**Dataset excerpt:**
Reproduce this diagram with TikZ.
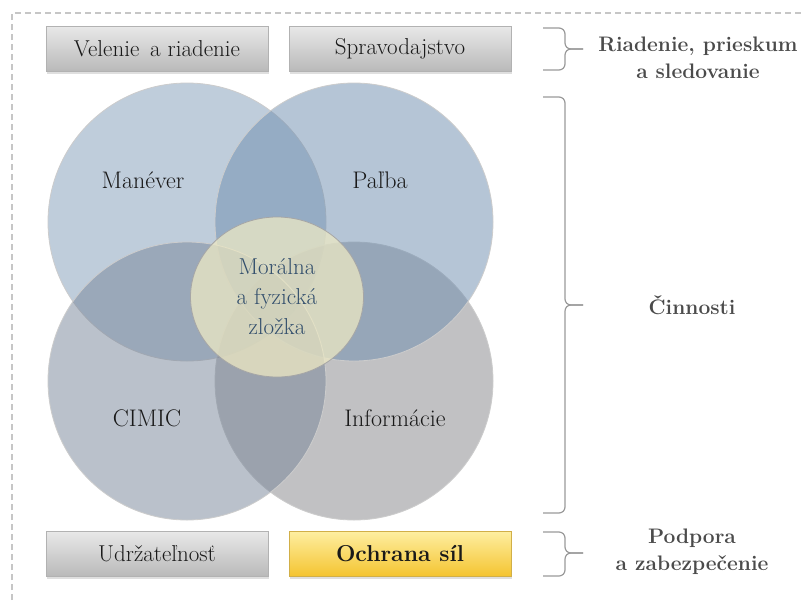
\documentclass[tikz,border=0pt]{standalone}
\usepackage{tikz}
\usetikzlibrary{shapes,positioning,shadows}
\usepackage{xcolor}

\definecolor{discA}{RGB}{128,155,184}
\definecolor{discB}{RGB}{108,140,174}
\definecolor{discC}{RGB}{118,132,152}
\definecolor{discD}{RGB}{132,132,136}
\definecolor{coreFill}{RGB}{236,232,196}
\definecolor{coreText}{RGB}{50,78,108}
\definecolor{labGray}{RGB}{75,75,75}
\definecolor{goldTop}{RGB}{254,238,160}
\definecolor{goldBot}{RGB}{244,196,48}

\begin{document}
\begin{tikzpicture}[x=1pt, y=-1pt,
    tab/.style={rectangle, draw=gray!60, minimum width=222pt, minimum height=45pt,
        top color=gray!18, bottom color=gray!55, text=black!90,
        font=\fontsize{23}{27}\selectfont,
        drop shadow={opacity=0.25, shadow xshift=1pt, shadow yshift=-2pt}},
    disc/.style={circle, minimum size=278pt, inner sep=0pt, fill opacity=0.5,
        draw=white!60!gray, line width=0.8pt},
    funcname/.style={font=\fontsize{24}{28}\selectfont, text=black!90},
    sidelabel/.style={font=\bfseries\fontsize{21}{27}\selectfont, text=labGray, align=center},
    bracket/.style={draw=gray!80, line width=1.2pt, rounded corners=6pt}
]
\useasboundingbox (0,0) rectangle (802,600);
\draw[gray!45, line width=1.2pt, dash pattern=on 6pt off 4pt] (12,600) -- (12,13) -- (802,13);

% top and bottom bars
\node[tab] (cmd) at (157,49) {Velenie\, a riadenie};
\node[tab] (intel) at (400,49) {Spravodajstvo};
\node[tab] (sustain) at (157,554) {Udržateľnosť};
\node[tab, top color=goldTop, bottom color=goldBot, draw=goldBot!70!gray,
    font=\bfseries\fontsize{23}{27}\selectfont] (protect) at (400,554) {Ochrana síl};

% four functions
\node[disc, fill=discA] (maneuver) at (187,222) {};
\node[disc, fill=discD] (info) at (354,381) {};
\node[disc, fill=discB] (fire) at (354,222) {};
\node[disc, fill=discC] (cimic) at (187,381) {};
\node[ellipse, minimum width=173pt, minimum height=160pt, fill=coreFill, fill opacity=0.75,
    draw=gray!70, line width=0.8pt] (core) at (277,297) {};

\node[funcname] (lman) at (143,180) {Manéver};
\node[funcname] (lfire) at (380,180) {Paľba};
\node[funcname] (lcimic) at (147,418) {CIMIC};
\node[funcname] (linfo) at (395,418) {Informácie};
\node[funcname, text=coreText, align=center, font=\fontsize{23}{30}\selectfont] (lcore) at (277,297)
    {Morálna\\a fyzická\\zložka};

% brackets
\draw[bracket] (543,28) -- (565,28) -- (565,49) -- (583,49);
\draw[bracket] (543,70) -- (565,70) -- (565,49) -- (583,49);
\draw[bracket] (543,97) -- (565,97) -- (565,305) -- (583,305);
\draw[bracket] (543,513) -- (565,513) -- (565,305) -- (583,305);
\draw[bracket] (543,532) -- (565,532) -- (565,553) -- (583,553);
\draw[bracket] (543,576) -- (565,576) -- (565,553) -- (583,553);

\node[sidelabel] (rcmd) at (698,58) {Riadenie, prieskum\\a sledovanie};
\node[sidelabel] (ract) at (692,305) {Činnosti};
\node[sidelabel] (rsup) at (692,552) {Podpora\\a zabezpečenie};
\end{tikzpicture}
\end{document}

**Required work:**
Copy all the lines of data exactly as they appear, dropping any images.

**Task output:**
Reproduce this diagram with TikZ.
\documentclass[tikz,border=0pt]{standalone}
\usepackage{tikz}
\usetikzlibrary{shapes,positioning,shadows}
\usepackage{xcolor}

\definecolor{discA}{RGB}{128,155,184}
\definecolor{discB}{RGB}{108,140,174}
\definecolor{discC}{RGB}{118,132,152}
\definecolor{discD}{RGB}{132,132,136}
\definecolor{coreFill}{RGB}{236,232,196}
\definecolor{coreText}{RGB}{50,78,108}
\definecolor{labGray}{RGB}{75,75,75}
\definecolor{goldTop}{RGB}{254,238,160}
\definecolor{goldBot}{RGB}{244,196,48}

\begin{document}
\begin{tikzpicture}[x=1pt, y=-1pt,
    tab/.style={rectangle, draw=gray!60, minimum width=222pt, minimum height=45pt,
        top color=gray!18, bottom color=gray!55, text=black!90,
        font=\fontsize{23}{27}\selectfont,
        drop shadow={opacity=0.25, shadow xshift=1pt, shadow yshift=-2pt}},
    disc/.style={circle, minimum size=278pt, inner sep=0pt, fill opacity=0.5,
        draw=white!60!gray, line width=0.8pt},
    funcname/.style={font=\fontsize{24}{28}\selectfont, text=black!90},
    sidelabel/.style={font=\bfseries\fontsize{21}{27}\selectfont, text=labGray, align=center},
    bracket/.style={draw=gray!80, line width=1.2pt, rounded corners=6pt}
]
\useasboundingbox (0,0) rectangle (802,600);
\draw[gray!45, line width=1.2pt, dash pattern=on 6pt off 4pt] (12,600) -- (12,13) -- (802,13);

% top and bottom bars
\node[tab] (cmd) at (157,49) {Velenie\, a riadenie};
\node[tab] (intel) at (400,49) {Spravodajstvo};
\node[tab] (sustain) at (157,554) {Udržateľnosť};
\node[tab, top color=goldTop, bottom color=goldBot, draw=goldBot!70!gray,
    font=\bfseries\fontsize{23}{27}\selectfont] (protect) at (400,554) {Ochrana síl};

% four functions
\node[disc, fill=discA] (maneuver) at (187,222) {};
\node[disc, fill=discD] (info) at (354,381) {};
\node[disc, fill=discB] (fire) at (354,222) {};
\node[disc, fill=discC] (cimic) at (187,381) {};
\node[ellipse, minimum width=173pt, minimum height=160pt, fill=coreFill, fill opacity=0.75,
    draw=gray!70, line width=0.8pt] (core) at (277,297) {};

\node[funcname] (lman) at (143,180) {Manéver};
\node[funcname] (lfire) at (380,180) {Paľba};
\node[funcname] (lcimic) at (147,418) {CIMIC};
\node[funcname] (linfo) at (395,418) {Informácie};
\node[funcname, text=coreText, align=center, font=\fontsize{23}{30}\selectfont] (lcore) at (277,297)
    {Morálna\\a fyzická\\zložka};

% brackets
\draw[bracket] (543,28) -- (565,28) -- (565,49) -- (583,49);
\draw[bracket] (543,70) -- (565,70) -- (565,49) -- (583,49);
\draw[bracket] (543,97) -- (565,97) -- (565,305) -- (583,305);
\draw[bracket] (543,513) -- (565,513) -- (565,305) -- (583,305);
\draw[bracket] (543,532) -- (565,532) -- (565,553) -- (583,553);
\draw[bracket] (543,576) -- (565,576) -- (565,553) -- (583,553);

\node[sidelabel] (rcmd) at (698,58) {Riadenie, prieskum\\a sledovanie};
\node[sidelabel] (ract) at (692,305) {Činnosti};
\node[sidelabel] (rsup) at (692,552) {Podpora\\a zabezpečenie};
\end{tikzpicture}
\end{document}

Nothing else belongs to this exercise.